Command - align-reads

Example

phg align-reads \
    --index ropebwt.fmd \
    --query query.fastq \
    --min-smem-len 31 \
    --threads 4 \
    --output example.bed

Parameters

Parameter name Description Default value Required?
--index Path to the ropebwt3 FM-index (.fmd) file used as the reference for read alignment. ""
--query Input FASTQ file containing reads to align. Supports both uncompressed and .gz-compressed files. ""
--min-smem-len Minimum SMEM (Super-Maximal Exact Match) length used as a seed for alignment.
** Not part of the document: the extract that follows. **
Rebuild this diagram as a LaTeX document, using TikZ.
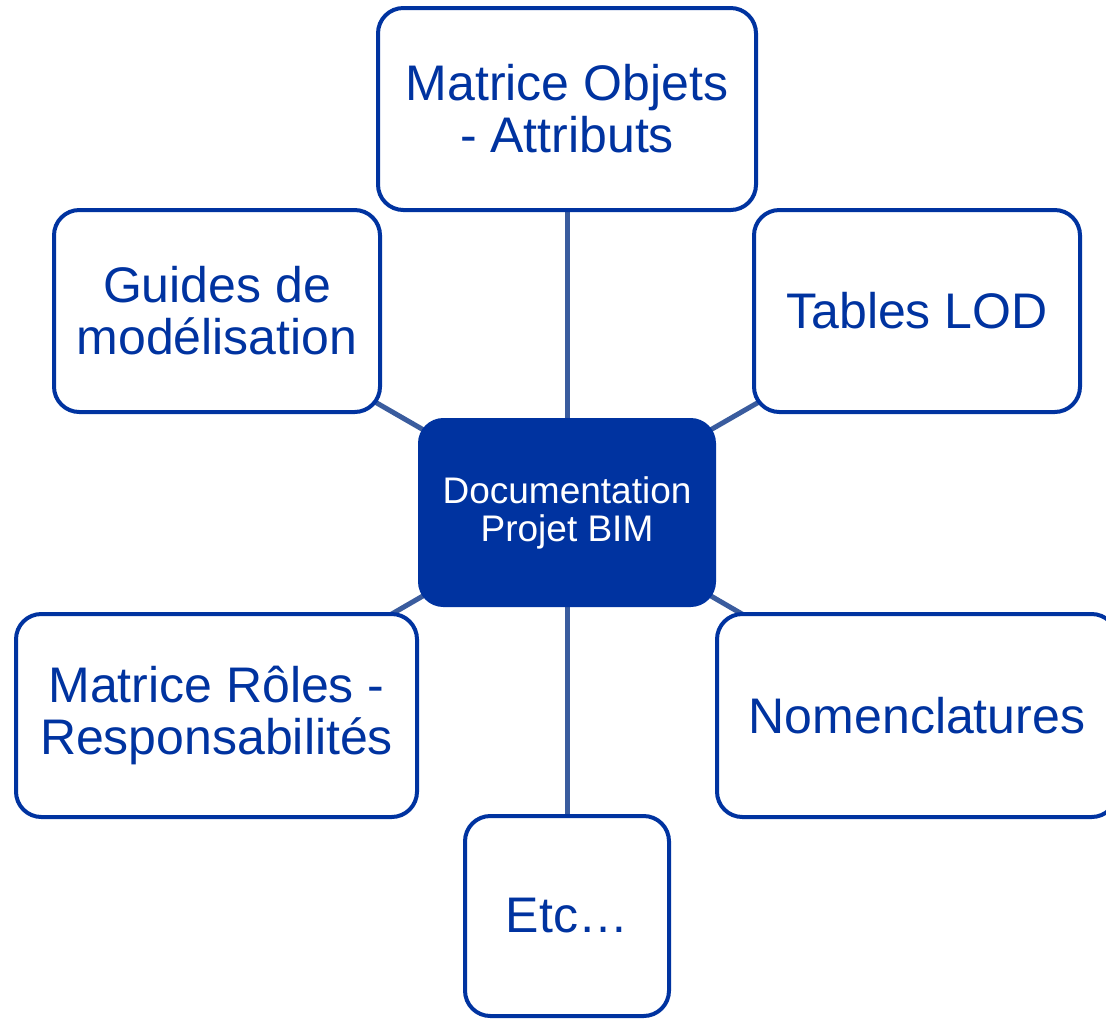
\documentclass[tikz,border=0pt]{standalone}
\usepackage{fontspec}
\setmainfont{Liberation Sans}
\usetikzlibrary{backgrounds}
\definecolor{bimblue}{RGB}{0,51,160}
\definecolor{linkblue}{RGB}{58,92,158}
\tikzset{
  leaf/.style={draw=bimblue, line width=3pt, fill=white, rounded corners=19pt,
    inner sep=0pt, align=center, text=bimblue,
    font=\fontsize{37.5}{39}\selectfont},
  hub/.style={fill=bimblue, rounded corners=19pt, inner sep=0pt, align=center,
    text=white, font=\fontsize{27.75}{28.5}\selectfont},
  link/.style={draw=linkblue, line width=3.75pt}
}
\begin{document}
\begin{tikzpicture}[x=0.75pt, y=-0.75pt]
\useasboundingbox (0,0) rectangle (1106,1018);
\node[hub, minimum width={298*0.75pt}, minimum height={189*0.75pt}] (c) at (567,512.5) {Documentation\\Projet BIM};
\node[leaf, minimum width={378*0.75pt}, minimum height={202*0.75pt}] (top) at (567,109) {Matrice Objets\\- Attributs};
\node[leaf, minimum width={326*0.75pt}, minimum height={202*0.75pt}] (guides) at (217,311) {Guides de\\modélisation};
\node[leaf, minimum width={326*0.75pt}, minimum height={202*0.75pt}] (tables) at (917,311) {Tables LOD};
\node[leaf, minimum width={401*0.75pt}, minimum height={203*0.75pt}] (roles) at (216.5,715.5) {Matrice Rôles -\\Responsabilités};
\node[leaf, minimum width={400*0.75pt}, minimum height={203*0.75pt}] (nomen) at (917,715.5) {Nomenclatures};
\node[leaf, minimum width={204*0.75pt}, minimum height={200*0.75pt}] (etc) at (567,916) {Etc\ldots};
\begin{scope}[on background layer]
\draw[link] (c.center) -- (top.center);
\draw[link] (c.center) -- (guides.center);
\draw[link] (c.center) -- (tables.center);
\draw[link] (c.center) -- (roles.center);
\draw[link] (c.center) -- (nomen.center);
\draw[link] (c.center) -- (etc.center);
\end{scope}
\end{tikzpicture}
\end{document}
Larger values produce fewer but more specific matches. 31
--threads Number of threads to use for parallel processing during alignment. Improves performance on multicore systems. 1
--output Output file in BED format containing aligned read intervals, mapping quality, and strand information. ""



Create a PS4G file from ropebwt3 BED data

Convert a ropebwt3 BED file into a PS4G (positional support for gamete) file.

Note

This command will only work with ropebwt3 files where the reads are aligned to the whole assembly chromosome using the mem command. MEMs (Maximal Exact Matches) are used to determine what the optimal mappping is. One downside to this approach is that if a SNP is in the middle of the read, the mappings will be ignored. We may integrate running this in conjunction with ropebwt3's Burrows-Wheeler Aligner's Smith-Waterman Alignment (BWA-SW) approach (i.e., the sw command) in a future update.
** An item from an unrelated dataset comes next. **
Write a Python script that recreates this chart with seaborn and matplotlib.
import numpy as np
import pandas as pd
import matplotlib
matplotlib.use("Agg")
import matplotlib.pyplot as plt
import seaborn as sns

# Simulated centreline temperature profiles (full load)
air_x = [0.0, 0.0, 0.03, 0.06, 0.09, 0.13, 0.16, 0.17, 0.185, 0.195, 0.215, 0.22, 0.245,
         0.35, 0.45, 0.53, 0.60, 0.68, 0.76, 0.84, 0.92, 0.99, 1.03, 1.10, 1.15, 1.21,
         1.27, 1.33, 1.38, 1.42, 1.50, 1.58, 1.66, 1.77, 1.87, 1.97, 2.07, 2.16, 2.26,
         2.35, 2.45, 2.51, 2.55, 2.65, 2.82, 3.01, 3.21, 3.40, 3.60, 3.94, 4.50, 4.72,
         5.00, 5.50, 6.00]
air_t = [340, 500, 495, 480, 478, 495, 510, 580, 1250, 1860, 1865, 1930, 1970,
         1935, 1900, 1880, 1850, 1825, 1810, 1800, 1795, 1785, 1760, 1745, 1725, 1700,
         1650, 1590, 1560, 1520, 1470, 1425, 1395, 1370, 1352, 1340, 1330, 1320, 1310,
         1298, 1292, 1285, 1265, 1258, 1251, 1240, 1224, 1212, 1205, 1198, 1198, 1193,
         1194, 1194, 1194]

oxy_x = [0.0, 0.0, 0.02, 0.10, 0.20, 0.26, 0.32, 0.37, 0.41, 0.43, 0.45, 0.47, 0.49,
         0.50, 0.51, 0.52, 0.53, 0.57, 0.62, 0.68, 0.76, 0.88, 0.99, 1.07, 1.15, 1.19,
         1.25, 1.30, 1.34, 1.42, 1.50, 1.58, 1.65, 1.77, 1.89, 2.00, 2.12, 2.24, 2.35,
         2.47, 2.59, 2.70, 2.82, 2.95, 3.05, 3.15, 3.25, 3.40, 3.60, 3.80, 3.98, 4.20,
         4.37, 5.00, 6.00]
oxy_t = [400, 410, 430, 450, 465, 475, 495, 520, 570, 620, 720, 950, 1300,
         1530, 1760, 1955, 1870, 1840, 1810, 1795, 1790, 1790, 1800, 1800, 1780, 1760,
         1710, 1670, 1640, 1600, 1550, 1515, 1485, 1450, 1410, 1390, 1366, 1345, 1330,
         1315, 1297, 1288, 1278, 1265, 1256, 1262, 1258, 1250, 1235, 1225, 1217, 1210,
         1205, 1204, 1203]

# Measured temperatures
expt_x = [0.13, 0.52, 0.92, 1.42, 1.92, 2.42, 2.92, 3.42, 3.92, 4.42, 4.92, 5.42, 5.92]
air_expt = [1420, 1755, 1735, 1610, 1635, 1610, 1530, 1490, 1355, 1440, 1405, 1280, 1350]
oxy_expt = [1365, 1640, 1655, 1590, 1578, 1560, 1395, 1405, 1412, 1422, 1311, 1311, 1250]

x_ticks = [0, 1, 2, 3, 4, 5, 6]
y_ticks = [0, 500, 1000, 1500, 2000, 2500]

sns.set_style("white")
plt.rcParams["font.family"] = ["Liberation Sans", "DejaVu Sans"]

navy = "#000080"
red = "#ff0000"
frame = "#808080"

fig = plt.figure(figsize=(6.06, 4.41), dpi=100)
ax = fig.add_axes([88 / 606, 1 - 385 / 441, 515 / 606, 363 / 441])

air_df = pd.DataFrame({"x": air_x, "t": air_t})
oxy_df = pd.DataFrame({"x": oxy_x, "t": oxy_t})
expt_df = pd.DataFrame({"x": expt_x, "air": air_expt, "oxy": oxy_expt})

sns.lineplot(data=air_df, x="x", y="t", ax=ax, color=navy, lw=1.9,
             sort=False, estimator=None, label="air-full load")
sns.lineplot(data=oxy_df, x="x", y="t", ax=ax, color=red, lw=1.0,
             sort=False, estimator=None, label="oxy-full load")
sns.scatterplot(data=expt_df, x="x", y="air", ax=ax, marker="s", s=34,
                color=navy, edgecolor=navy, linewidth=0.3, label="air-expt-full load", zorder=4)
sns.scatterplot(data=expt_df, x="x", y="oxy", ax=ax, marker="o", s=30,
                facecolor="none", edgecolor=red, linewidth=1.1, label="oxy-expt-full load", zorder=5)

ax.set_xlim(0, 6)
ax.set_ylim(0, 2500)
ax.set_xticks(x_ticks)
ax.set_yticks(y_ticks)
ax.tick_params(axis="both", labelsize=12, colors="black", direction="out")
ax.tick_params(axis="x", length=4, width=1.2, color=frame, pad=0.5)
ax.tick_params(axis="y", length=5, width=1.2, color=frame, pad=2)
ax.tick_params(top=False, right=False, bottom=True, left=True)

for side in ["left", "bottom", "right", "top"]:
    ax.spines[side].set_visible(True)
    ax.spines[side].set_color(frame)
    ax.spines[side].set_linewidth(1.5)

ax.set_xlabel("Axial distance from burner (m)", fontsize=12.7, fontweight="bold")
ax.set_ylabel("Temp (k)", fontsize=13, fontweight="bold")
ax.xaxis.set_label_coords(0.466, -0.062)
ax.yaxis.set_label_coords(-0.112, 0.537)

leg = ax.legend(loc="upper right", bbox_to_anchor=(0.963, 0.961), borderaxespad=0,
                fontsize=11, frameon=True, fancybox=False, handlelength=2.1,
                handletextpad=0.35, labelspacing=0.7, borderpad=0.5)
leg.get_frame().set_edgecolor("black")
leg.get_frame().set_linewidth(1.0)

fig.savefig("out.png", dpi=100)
Command - convert-ropebwt2-ps4g-file

Example

phg convert-ropebwt2-ps4g-file \
    --ropebwt-bed /data/alignments/sample.mem.bed \
    --output-dir /results/ps4g \
    --spline-knot-dir /refs/spline_knots \
    --min-mem-length 148 \
    --max-num-hits 50 \
    --sort-positions

Parameters

Parameter name Description Default value Required?
--ropebwt-bed Path to the RopeBWT3 BED file (MEM hits per read) to convert into PS4G. ""
--output-dir Output directory where the generated PS4G file will be written. ""
--spline-knot-dir Directory containing Spline Knot lookup files (per contig / sample) used to transform MEM positions into consensus PS4G positions. ""
--min-mem-length Minimum length of a match (MEM) to be considered for consensus. Shorter MEMs are ignored. 148
--max-num-hits Maximum total number of hits allowed (sum across best MEMs). If a read hits more haplotypes than this, it is ignored. 50
--sort-positions Sort positions in the resulting PS4G file. Use --no-sort-positions to disable. true

Note

ropebwt3 can hit more than the value provided in the --max-num-hits parameter but any alignment hitting more haplotypes than this will be ignored.